RADICAL NOTES

189. The "High" Radical: 高

With the 高 radical, we enter the high life. 

The "high" radical looks identical to the only Joyo kanji in which it is on duty:

高 (119: high; amount)

Just as 高 can carry the kun-yomi たか•い (one of its five Joyo readings!), the Japanese call this radical たかい. In English, "high" or "tall" will work.

The 高 shape serves as a mere component in just one other Joyo kanji:

稿 (1266: manuscript; draft)

Photo Credit: Corey Linstrom

This bottle contains 鍛高譚 (たんたかたん), a type of shochu (a popular distilled Japanese liquor similar to vodka) blended with shiso leaves.
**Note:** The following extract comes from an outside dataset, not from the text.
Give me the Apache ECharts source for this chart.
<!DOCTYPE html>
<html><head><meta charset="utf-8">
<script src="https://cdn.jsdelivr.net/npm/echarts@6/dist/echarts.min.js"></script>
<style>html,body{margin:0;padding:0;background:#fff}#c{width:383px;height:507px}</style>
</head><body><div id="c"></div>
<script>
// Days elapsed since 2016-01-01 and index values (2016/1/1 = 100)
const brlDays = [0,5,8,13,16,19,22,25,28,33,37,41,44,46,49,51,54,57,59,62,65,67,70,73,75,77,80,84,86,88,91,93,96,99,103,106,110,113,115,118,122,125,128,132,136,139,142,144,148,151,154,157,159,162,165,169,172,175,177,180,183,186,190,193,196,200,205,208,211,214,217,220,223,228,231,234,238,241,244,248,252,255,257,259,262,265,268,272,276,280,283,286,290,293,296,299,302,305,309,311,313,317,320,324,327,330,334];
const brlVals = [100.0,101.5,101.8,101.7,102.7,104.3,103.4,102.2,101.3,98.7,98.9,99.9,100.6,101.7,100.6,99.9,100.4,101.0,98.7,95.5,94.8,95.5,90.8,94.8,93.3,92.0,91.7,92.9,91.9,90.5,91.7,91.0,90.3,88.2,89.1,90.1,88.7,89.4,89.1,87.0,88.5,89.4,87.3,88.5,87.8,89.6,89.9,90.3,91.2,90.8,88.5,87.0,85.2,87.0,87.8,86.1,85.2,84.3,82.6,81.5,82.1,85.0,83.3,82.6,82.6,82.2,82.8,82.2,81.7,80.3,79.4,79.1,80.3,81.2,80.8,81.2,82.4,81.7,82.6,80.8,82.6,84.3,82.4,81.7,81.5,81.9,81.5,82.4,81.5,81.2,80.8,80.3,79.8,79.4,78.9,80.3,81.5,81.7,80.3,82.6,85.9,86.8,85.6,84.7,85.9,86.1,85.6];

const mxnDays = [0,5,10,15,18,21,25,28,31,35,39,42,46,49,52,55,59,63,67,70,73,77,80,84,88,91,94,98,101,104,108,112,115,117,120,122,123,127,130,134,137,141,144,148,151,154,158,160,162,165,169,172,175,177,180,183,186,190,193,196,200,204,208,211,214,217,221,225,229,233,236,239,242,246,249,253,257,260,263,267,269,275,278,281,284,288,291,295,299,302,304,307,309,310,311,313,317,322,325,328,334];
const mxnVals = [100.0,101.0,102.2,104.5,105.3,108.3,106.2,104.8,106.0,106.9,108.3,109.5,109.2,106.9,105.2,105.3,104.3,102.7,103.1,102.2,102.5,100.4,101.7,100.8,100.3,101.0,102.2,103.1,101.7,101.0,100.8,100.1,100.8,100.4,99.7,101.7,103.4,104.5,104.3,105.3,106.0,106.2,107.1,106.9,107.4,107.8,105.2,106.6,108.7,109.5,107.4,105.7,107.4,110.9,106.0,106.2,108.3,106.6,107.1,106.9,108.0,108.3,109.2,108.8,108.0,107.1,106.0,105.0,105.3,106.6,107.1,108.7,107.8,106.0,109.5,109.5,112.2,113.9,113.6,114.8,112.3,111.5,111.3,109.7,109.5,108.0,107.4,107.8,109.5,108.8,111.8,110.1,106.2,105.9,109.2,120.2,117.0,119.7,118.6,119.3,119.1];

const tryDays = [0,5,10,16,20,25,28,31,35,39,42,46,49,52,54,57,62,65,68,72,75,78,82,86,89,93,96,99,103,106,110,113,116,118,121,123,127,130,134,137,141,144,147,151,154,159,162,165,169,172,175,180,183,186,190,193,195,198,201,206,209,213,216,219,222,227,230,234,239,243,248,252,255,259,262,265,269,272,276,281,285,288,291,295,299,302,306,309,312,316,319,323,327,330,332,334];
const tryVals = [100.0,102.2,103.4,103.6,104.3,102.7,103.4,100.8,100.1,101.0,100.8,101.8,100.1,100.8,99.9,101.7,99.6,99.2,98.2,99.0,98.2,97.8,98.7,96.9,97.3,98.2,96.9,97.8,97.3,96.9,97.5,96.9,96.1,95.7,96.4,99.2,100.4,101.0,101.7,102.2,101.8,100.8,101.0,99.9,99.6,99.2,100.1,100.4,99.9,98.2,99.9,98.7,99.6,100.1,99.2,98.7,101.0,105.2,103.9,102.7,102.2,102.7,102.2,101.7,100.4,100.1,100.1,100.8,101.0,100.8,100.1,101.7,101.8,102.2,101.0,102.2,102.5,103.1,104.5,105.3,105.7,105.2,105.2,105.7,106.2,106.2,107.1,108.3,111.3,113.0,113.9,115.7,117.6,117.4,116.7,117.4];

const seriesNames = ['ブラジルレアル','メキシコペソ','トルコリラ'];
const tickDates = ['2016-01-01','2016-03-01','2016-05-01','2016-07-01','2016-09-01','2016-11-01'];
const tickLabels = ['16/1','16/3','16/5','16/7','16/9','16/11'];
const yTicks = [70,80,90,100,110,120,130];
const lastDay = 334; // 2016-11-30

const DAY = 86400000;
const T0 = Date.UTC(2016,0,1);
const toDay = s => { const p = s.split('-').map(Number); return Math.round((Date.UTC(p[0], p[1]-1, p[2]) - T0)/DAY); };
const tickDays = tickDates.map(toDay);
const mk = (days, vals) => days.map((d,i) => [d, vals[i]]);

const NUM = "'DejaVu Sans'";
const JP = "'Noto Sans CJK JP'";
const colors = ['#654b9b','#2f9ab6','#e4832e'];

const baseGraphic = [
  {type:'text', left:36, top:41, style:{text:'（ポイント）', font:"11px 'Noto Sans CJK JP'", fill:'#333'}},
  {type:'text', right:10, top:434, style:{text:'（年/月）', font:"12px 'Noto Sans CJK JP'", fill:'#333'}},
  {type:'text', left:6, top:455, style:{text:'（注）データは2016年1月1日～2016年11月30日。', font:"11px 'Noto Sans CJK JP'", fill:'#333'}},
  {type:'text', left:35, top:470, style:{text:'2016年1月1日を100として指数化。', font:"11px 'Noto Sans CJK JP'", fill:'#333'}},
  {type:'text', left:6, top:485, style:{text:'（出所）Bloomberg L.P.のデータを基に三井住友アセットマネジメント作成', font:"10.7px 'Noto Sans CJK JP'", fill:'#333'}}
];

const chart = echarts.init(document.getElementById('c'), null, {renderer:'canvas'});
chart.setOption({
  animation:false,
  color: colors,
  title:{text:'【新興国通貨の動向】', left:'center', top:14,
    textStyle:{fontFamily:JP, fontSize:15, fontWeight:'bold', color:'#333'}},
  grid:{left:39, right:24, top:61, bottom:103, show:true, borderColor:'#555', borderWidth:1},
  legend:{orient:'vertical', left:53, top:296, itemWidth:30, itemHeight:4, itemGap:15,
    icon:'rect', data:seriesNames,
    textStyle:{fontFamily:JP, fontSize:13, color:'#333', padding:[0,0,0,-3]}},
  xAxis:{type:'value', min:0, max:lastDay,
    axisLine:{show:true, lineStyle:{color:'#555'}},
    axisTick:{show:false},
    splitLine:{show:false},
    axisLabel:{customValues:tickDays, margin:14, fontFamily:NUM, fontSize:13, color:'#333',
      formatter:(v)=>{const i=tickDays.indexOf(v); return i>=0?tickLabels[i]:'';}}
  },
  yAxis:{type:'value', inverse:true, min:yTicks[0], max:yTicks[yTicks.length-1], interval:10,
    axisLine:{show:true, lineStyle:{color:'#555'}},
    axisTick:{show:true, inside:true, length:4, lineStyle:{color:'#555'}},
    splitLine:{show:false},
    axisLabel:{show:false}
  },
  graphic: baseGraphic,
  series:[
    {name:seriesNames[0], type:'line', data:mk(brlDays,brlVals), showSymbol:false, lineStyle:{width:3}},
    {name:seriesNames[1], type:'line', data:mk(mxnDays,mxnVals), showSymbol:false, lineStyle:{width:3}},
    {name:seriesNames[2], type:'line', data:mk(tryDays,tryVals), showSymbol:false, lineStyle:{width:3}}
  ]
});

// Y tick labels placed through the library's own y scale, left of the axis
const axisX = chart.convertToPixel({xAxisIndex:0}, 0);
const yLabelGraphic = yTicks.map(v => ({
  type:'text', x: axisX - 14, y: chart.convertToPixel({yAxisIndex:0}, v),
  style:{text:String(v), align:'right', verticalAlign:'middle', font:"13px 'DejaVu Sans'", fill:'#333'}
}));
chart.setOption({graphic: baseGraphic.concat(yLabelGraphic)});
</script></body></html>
That concoction must certainly tempt some people, but for me the most compelling part (other than the lovely label) is the palindrome of a name, as well as the hypnotic rhythm of the repeated た sounds.

The brewery website explains the origin of the product name, which combines 鍛 (forging), 高, and the non-Joyo 譚 (story). The first part, 鍛高 (タンタカ), is an Ainu word for "flatfish," so 鍛高譚 means "story of a flatfish."
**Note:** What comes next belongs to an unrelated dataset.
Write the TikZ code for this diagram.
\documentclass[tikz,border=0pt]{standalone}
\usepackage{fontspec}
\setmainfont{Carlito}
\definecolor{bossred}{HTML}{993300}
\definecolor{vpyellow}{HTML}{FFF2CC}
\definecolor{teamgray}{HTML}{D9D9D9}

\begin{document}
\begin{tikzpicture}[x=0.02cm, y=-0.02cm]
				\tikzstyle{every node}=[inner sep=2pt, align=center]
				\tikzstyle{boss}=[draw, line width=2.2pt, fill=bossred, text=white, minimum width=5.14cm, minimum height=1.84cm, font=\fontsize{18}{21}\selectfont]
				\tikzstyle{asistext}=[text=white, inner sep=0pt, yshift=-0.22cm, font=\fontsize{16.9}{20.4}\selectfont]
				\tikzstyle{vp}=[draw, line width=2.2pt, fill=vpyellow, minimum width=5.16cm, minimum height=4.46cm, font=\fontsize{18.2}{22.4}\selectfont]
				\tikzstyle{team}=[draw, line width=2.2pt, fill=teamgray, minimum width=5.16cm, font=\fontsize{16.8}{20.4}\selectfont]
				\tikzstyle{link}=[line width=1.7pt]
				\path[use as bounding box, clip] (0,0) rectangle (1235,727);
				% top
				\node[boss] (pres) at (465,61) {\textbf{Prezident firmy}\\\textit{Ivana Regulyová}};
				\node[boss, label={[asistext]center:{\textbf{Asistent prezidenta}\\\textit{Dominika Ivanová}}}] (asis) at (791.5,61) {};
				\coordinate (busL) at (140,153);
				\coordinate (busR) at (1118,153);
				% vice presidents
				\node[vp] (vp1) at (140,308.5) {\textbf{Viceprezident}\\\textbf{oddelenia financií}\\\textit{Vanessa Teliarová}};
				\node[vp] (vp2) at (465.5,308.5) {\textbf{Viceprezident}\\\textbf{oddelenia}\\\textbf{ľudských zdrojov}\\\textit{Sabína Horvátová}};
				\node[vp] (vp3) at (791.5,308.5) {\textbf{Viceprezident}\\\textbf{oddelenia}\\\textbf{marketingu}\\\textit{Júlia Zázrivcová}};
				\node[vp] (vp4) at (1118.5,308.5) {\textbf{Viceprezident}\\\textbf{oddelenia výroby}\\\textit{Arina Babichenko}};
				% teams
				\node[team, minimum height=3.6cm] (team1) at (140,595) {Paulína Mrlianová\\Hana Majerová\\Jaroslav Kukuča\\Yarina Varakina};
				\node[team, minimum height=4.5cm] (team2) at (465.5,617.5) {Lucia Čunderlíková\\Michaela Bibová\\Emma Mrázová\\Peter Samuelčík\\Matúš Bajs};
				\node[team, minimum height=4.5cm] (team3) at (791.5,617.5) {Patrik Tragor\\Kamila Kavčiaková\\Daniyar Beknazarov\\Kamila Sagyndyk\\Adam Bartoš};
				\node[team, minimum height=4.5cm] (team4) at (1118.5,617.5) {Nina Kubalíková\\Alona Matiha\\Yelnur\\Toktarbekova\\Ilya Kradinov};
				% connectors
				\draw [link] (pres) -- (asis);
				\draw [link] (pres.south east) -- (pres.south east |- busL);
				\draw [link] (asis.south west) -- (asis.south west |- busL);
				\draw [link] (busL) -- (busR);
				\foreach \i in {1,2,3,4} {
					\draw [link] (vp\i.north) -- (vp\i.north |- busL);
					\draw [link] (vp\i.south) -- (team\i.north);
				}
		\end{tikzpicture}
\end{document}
The protagonist of that tale is Tantaka, a flatfish who lives off the Hokkaido coast. One day the ocean water becomes muddy there, and his friends panic, though Tantaka himself is still safe, as he lives in deeper water. Nevertheless, he seeks to purify the water and learns from an old turtle that one plant with purple leaves will do the trick. Tantaka swims upstream to a mountain and enlists the aid of nearby animals to collect the leaves, which he brings back to the sea, successfully cleaning the water. The mountain then comes to be called 鍛高山 (たんたかやま). And the purple leaves turn out to be shiso.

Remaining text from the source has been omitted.